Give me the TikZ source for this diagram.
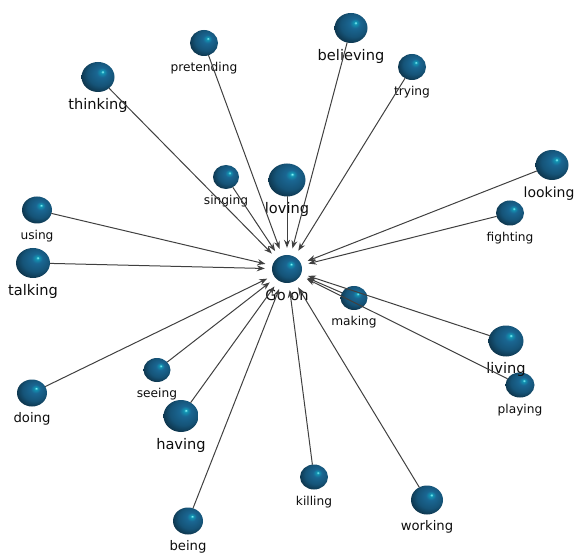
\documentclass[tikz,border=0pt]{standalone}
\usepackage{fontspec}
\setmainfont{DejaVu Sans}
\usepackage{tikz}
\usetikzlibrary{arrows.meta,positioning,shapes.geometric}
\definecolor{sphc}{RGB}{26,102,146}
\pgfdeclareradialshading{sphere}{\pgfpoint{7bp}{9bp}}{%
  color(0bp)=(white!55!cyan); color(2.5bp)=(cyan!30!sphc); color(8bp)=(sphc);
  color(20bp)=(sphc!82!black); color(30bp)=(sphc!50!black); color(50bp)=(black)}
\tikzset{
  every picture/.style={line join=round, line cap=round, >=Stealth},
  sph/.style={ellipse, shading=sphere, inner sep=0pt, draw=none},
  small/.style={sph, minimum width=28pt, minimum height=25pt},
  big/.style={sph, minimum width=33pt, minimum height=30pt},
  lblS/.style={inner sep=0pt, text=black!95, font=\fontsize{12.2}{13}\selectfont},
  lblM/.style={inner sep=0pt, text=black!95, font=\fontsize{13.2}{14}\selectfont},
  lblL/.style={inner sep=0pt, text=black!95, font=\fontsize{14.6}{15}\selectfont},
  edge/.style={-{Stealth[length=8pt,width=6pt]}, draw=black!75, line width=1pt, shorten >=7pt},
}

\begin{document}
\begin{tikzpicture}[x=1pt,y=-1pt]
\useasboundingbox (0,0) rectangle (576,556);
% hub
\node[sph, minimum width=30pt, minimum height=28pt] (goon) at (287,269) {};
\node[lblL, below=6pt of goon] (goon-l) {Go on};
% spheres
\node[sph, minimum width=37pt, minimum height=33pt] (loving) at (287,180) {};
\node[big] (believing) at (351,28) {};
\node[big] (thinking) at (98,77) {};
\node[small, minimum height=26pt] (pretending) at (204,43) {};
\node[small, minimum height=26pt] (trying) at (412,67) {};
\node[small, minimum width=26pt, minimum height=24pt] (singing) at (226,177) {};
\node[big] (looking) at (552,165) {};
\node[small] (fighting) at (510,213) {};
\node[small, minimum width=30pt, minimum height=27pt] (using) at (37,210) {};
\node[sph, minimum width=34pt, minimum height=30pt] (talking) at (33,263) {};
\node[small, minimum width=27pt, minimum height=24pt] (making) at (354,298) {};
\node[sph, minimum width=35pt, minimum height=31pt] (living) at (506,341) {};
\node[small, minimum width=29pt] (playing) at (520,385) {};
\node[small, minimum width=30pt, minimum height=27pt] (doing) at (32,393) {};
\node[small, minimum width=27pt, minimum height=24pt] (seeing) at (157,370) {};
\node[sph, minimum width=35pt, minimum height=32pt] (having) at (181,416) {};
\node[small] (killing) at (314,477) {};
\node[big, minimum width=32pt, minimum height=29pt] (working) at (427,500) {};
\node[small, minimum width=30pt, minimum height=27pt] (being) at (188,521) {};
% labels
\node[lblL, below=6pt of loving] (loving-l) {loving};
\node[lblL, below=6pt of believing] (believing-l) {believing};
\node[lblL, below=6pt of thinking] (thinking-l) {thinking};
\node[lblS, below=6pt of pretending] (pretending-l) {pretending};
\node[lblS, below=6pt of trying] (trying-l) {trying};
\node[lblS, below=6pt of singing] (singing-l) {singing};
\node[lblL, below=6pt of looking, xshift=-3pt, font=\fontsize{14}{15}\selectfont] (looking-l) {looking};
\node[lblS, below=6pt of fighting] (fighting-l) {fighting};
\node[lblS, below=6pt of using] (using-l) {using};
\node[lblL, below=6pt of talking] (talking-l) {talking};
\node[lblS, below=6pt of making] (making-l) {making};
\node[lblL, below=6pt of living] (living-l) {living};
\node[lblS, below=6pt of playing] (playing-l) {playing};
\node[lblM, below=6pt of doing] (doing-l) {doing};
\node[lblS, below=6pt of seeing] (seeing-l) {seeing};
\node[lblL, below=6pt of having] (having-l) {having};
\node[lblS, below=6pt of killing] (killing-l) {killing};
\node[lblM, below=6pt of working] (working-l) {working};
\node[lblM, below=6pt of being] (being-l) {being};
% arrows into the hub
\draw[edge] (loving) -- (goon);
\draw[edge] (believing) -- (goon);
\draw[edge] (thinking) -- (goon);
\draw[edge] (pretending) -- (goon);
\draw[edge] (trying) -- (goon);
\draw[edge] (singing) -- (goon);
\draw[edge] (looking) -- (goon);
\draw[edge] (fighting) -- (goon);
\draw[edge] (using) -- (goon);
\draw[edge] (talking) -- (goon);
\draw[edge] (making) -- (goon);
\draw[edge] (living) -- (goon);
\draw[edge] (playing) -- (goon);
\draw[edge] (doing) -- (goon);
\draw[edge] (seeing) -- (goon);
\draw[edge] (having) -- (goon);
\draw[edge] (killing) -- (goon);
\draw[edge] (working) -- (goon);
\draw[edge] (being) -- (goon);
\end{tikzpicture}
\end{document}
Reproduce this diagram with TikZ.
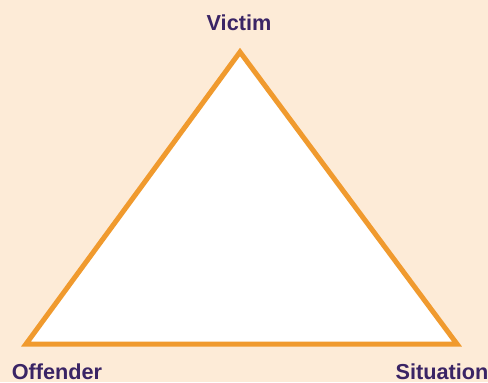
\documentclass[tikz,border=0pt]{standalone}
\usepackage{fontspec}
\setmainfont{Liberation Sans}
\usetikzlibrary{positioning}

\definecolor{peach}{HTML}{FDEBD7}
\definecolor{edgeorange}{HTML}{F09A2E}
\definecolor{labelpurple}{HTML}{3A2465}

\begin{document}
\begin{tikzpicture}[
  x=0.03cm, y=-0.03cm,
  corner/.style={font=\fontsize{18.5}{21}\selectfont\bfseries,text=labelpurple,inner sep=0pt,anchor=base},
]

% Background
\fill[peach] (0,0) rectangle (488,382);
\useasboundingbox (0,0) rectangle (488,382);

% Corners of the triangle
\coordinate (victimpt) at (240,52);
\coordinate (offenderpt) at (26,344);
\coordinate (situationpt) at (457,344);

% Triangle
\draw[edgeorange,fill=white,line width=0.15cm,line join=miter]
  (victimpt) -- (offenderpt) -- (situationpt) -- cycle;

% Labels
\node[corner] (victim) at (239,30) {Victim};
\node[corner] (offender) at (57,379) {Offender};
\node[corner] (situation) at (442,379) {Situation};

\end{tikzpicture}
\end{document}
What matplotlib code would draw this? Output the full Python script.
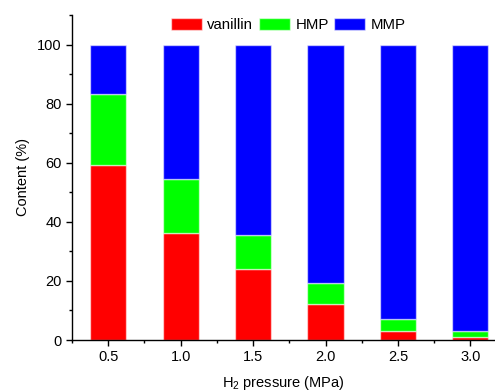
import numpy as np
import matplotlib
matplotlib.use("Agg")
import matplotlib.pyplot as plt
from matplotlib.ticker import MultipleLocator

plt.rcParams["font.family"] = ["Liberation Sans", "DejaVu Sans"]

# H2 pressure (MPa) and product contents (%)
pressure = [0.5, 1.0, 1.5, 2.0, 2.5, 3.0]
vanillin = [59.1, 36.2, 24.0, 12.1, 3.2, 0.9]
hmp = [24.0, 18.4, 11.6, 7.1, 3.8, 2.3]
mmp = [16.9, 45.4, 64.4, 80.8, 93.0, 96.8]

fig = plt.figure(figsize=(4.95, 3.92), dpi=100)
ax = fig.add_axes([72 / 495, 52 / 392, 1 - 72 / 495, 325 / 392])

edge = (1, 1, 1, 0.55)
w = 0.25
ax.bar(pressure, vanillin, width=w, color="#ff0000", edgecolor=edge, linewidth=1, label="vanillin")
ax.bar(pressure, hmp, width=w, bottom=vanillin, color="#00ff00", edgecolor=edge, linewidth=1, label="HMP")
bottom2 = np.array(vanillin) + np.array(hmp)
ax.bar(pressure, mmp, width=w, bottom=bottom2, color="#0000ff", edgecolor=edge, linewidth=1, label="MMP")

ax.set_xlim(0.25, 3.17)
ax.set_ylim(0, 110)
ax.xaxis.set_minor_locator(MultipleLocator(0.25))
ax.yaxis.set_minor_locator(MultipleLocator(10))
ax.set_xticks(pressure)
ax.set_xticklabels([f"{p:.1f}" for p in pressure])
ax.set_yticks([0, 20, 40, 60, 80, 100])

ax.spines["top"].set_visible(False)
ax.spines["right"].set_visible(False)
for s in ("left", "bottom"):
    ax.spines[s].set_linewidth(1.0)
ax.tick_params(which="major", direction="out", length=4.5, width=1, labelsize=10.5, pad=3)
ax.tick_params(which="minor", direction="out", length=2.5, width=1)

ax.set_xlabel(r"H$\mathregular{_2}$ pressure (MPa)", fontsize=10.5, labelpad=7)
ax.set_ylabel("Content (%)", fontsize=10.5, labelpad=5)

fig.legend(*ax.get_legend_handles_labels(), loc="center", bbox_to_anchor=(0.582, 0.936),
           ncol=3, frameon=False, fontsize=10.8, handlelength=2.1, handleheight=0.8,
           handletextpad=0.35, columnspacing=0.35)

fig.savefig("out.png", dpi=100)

--

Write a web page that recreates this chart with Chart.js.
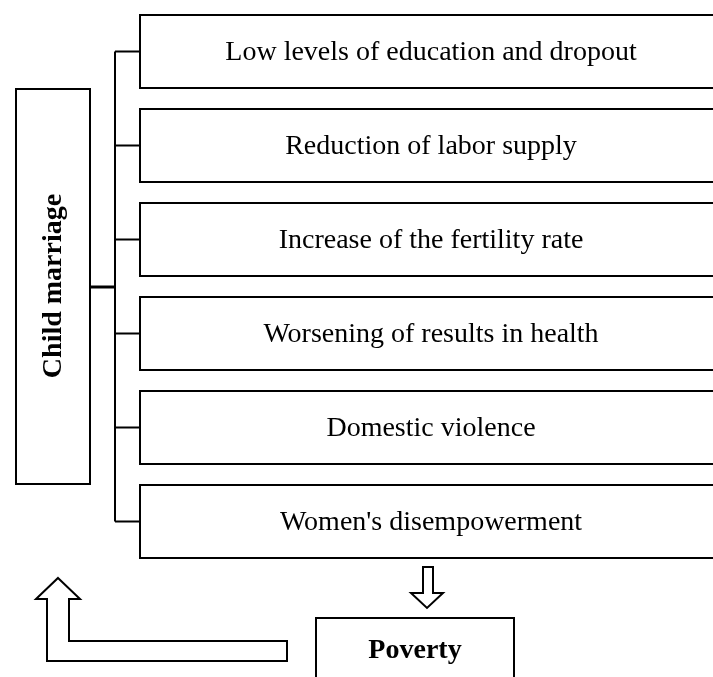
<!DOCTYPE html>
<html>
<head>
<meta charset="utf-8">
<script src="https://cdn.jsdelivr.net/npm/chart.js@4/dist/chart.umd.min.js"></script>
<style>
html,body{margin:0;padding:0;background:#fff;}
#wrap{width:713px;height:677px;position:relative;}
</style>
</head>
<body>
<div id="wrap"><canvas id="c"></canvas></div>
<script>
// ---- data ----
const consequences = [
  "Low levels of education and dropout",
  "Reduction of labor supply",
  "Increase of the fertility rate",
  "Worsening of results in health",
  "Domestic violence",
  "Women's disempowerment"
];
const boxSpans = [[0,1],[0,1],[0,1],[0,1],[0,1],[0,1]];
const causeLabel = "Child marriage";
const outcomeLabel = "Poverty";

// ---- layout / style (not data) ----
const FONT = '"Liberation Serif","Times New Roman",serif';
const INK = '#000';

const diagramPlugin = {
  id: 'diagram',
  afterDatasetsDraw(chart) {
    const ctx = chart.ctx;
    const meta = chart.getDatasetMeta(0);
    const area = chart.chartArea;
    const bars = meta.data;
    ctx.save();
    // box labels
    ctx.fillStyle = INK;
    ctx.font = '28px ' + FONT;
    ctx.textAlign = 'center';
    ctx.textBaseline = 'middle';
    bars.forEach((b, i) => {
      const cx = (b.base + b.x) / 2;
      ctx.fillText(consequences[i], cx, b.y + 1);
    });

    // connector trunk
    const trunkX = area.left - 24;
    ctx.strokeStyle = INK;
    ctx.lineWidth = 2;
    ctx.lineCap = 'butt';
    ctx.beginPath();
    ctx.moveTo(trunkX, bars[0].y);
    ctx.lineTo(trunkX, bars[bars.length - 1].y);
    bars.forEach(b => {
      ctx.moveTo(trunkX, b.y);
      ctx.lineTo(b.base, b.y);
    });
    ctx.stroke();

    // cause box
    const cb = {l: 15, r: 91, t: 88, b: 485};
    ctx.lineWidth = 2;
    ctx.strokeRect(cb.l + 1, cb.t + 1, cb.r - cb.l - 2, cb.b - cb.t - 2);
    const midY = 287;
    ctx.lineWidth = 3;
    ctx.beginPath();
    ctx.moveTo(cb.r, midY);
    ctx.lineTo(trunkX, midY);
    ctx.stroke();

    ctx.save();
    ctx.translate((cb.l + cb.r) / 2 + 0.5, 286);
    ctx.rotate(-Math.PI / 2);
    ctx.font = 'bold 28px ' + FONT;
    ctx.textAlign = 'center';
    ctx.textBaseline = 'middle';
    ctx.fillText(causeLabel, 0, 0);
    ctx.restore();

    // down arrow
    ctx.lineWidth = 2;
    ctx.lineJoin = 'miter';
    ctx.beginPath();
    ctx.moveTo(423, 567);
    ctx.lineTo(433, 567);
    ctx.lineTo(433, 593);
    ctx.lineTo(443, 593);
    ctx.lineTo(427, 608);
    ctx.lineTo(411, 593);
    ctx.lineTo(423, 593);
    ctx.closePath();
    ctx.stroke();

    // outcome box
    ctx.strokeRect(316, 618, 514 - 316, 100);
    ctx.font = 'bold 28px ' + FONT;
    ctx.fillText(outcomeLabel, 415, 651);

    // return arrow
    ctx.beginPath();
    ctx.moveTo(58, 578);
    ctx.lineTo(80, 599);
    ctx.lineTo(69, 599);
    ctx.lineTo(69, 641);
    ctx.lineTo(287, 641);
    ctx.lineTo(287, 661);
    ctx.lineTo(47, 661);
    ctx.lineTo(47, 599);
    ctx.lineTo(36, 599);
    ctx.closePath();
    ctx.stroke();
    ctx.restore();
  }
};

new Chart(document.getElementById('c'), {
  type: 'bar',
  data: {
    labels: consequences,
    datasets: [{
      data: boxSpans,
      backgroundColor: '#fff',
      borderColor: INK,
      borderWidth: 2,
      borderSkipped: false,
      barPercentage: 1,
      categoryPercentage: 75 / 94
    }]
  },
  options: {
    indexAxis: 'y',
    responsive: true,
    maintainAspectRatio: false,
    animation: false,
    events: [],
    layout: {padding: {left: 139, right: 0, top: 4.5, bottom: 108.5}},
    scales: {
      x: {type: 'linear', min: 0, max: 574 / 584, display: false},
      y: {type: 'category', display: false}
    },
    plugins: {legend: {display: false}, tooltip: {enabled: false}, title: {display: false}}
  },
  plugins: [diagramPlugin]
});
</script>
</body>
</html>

Instructions for the task: Repeat the lines between those holding "Reproduce this diagram with TikZ." and "mmp = [16.9, 45.4, 64.4, 80.8, 93.0, 96.8]", inclusive. Pictures stay out.

Exercise answer:
Reproduce this diagram with TikZ.
\documentclass[tikz,border=0pt]{standalone}
\usepackage{fontspec}
\setmainfont{Liberation Sans}
\usetikzlibrary{positioning}

\definecolor{peach}{HTML}{FDEBD7}
\definecolor{edgeorange}{HTML}{F09A2E}
\definecolor{labelpurple}{HTML}{3A2465}

\begin{document}
\begin{tikzpicture}[
  x=0.03cm, y=-0.03cm,
  corner/.style={font=\fontsize{18.5}{21}\selectfont\bfseries,text=labelpurple,inner sep=0pt,anchor=base},
]

% Background
\fill[peach] (0,0) rectangle (488,382);
\useasboundingbox (0,0) rectangle (488,382);

% Corners of the triangle
\coordinate (victimpt) at (240,52);
\coordinate (offenderpt) at (26,344);
\coordinate (situationpt) at (457,344);

% Triangle
\draw[edgeorange,fill=white,line width=0.15cm,line join=miter]
  (victimpt) -- (offenderpt) -- (situationpt) -- cycle;

% Labels
\node[corner] (victim) at (239,30) {Victim};
\node[corner] (offender) at (57,379) {Offender};
\node[corner] (situation) at (442,379) {Situation};

\end{tikzpicture}
\end{document}
What matplotlib code would draw this? Output the full Python script.
import numpy as np
import matplotlib
matplotlib.use("Agg")
import matplotlib.pyplot as plt
from matplotlib.ticker import MultipleLocator

plt.rcParams["font.family"] = ["Liberation Sans", "DejaVu Sans"]

# H2 pressure (MPa) and product contents (%)
pressure = [0.5, 1.0, 1.5, 2.0, 2.5, 3.0]
vanillin = [59.1, 36.2, 24.0, 12.1, 3.2, 0.9]
hmp = [24.0, 18.4, 11.6, 7.1, 3.8, 2.3]
mmp = [16.9, 45.4, 64.4, 80.8, 93.0, 96.8]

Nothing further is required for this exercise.